The phrase "truth and reconciliation" describes a constructive process for coming to terms with a troubled past. It has been used to resolve bitter political conflicts and achieve national unity, starting with South Africa's Truth and Reconciliation Commission in 1995. I would like to initiate a similar process to resolve a bitter scientific conflict.
The idea of comparing a scientific conflict with political conflict is likely to raise hackles from the very beginning. Are not science and politics totally different enterprises? We expect bitter conflicts in politics whereas science is supposed to result in objective truths upon which everyone can agree. Saying that science is like politics appears to sully its reputation.
It is not my purpose to rob science of its dignity. When it comes to science, I'm a true believer. I believe that there is a real-world out there that can be apprehended by the human mind--but only if we follow a collection of practices known as the scientific method. The individual mind is too feeble and prone to biases to directly apprehend reality. Even groups of people, left to their own devices, will be prone to biases that depart from reality to serve their collective interests. Science isn't natural. It is a cultural invention that must be carefully maintained to work properly. When science functions as it should, it does indeed result in objective truths upon which everyone can agree. As far as I am concerned, there can be no higher calling than to be a scientist.
While we're at it, let's restore some dignity to politics. Wikipedia, that great populist body of knowledge, defines politics as "the process whereby groups of people make decisions."
Politicians are noble to the extent that they make wise decisions on behalf of everyone in their group. They are ignoble to the extent that they make partisan decisions that benefit some at the expense of others or the long-term welfare of the group as a whole. When politics functions as it should, there can be no higher calling than to be a politician.
Of course, politics rarely functions as it should--hence the low reputation of politicians. It's easy to blame individuals, but we also need to blame whole political systems. Politics isn't natural, any more than science is natural, especially at the large scale at which it must be practiced in modern life. Politics needs a well-designed system of checks and balances, similar to the checks and balances associated with the scientific method. A truth and reconciliation process becomes necessary when politics hasn't been working as it should, which is a droll understatement for the injustices that took place during the apartheid era in South Africa and elsewhere in the world. An essential part of the process is for a society to acknowledge what happened, even if all wrongs cannot be righted. Revisionist histories must go. Truth is required for reconciliation.
What happens when science doesn't work as it should? Such is the case for the controversy over group selection, which began with Darwin, became prominent during the 1960s, and continues to fester at all levels of scientific discourse, from the pages of scientific journals such as Nature to popular science blogs. Thankfully, scientific conflicts no longer result in torture and death, as they once did and as political conflicts still do. Nevertheless, the word heresy appears disturbingly often in the annals of the group selection debate and proponents of group selection have risked scientific death in the form of rejected articles and grant proposals, lost job opportunities, and all-around social exclusion. Most of all, the group selection controversy is still plagued by historical revisionism.

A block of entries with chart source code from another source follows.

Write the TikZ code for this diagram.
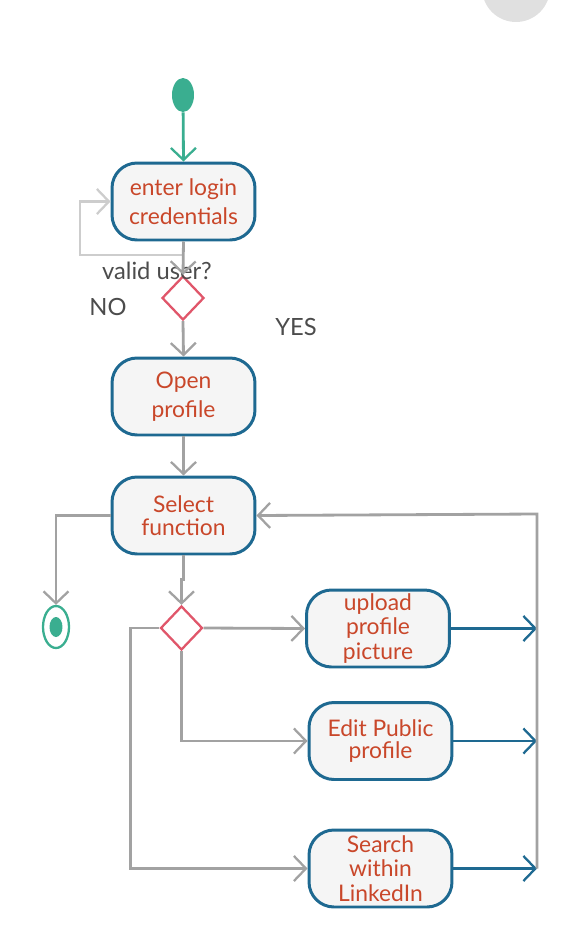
\documentclass[tikz,border=0pt]{standalone}
\usepackage{fontspec}
\setmainfont{Lato}
\usetikzlibrary{shapes.geometric,arrows.meta}
\definecolor{teal1}{HTML}{3AAE90}
\definecolor{boxblue}{HTML}{1E6991}
\definecolor{txtred}{HTML}{C9472A}
\definecolor{dmdred}{HTML}{E0566A}
\definecolor{flowgrey}{HTML}{A2A2A2}
\definecolor{loopgrey}{HTML}{CDCDCD}
\begin{document}
\begin{tikzpicture}[x=0.02cm, y=-0.02cm,
		act/.style = {draw = boxblue, line width = 1.7pt, fill = black!4, rounded corners = 0.5cm,
			minimum width = 2.86cm, minimum height = 1.54cm, inner sep = 0pt, align = center,
			text = txtred, font = \fontsize{13}{14}\selectfont},
		choice/.style = {diamond, draw = dmdred, line width = 1.3pt, fill = white,
			minimum width = 0.84cm, minimum height = 0.88cm, inner sep = 0pt},
		lbl/.style = {text = black!70, font = \fontsize{13.5}{14}\selectfont},
		head/.style = {-{Straight Barb[length = 2.4mm, width = 5mm, line width = 1.3pt]}},
		flow/.style = {head, draw = flowgrey, line width = 1.6pt},
		blueflow/.style = {head, draw = boxblue, line width = 1.6pt}]
		\useasboundingbox (0, 0) rectangle (576, 948);
		\fill[black!12] (516, -12) circle (0.68cm);
		% nodes
		\node[ellipse, fill = teal1, minimum width = 0.44cm, minimum height = 0.68cm, inner sep = 0pt] (start) at (183, 95) {};
		\node[act, font = \fontsize{13}{16.5}\selectfont] (login) at (183.5, 201.5) {enter login\\credentials};
		\node[choice] (valid) at (183, 298) {};
		\node[act, font = \fontsize{13}{16.5}\selectfont] (open) at (183.5, 396.5) {Open\\profile};
		\node[act, font = \fontsize{13}{13}\selectfont] (select) at (183.5, 515.5) {Select\\function};
		\node[ellipse, draw = teal1, line width = 1.3pt, fill = white, minimum width = 0.52cm, minimum height = 0.84cm, inner sep = 0pt] (finish) at (56, 627) {};
		\node[ellipse, fill = teal1, minimum width = 0.26cm, minimum height = 0.4cm, inner sep = 0pt] (finishdot) at (56, 627) {};
		\node[choice] (choose) at (181.5, 628) {};
		\node[act] (upload) at (378, 628.5) {upload\\profile\\picture};
		\node[act, font = \fontsize{13}{13}\selectfont] (edit) at (380.5, 741) {Edit Public\\profile};
		\node[act] (search) at (380.5, 868.5) {Search\\within\\LinkedIn};
		\node[lbl] (question) at (157, 271) {valid user?};
		\node[lbl] (no) at (108, 307) {NO};
		\node[lbl] (yes) at (296, 327) {YES};
		\coordinate (loopstart) at (183, 255);
		\coordinate (rail) at (537, 514);
		% connectors
		\draw[head, draw = teal1, line width = 1.6pt] (start) -- (login.north);
		\draw[head, draw = loopgrey, line width = 1.3pt] (loopstart) -- ++(-103, 0) |- (login.west);
		\draw[flow] (login.south) -- (valid.north);
		\draw[flow] (valid.south) -- (open.north);
		\draw[flow] (open.south) -- (select.north);
		\draw[flow] (select.west) -| (finish.north);
		\draw[flow] (select.south) -- ++(0, 24) -| (choose.north);
		\draw[flow] (choose.east) -- (upload.west);
		\draw[flow] (choose.south) |- (edit.west);
		\draw[flow] (choose.west) -- ++(-29, 0) |- (search.west);
		\draw[blueflow] (upload.east) -- (upload.east -| rail);
		\draw[blueflow] (edit.east) -- (edit.east -| rail);
		\draw[blueflow] (search.east) -- (search.east -| rail);
		\draw[flow] (search.east -| rail) -- (rail) -- (select.east);
	\end{tikzpicture}
\end{document}
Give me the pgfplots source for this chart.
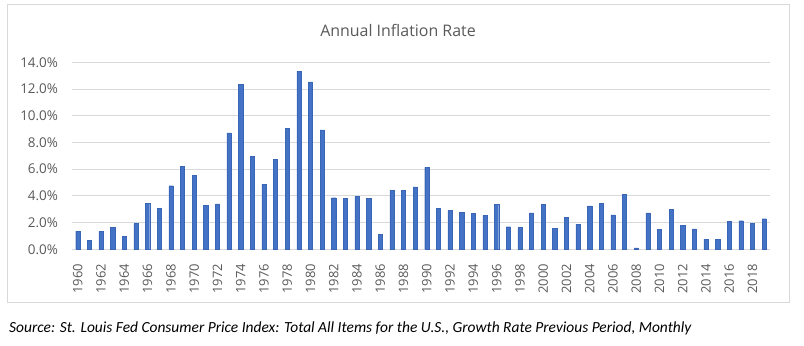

There is not even a basic consensus on what happened, least of all in textbooks, and many accounts read embarrassingly like patriotic histories, complete with black-and-white villains and heroes.
It is precisely because I am such an idealist about science that I am calling for a truth and reconciliation process for group selection. Something has to change. The controversy didn't need to drag on for decades and it will continue for decades more unless something deliberate is done. The goal is to be constructive--to heal rather than aggravate old wounds. Yet, even healing can be painful, for scientific conflict no less than political conflict.
Another reason to initiate a truth and reconciliation process is because group selection is arguably the single most important concept for understanding the nature of politics from an evolutionary perspective. Recall Wikipedia's definition of politics as "the process whereby groups of people make decisions." Why should people be expected to make decisions "for the good of the group" in the first place? Why should they be expected to act "for the good of the group" after a decision is made? These are the questions that caused Darwin to propose the theory of group selection in the first place. How fitting, that a process for resolving conflict and achieving unity in the political realm can be used to resolve conflict and achieve unity in the scientific realm about the nature of politics from an evolutionary perspective.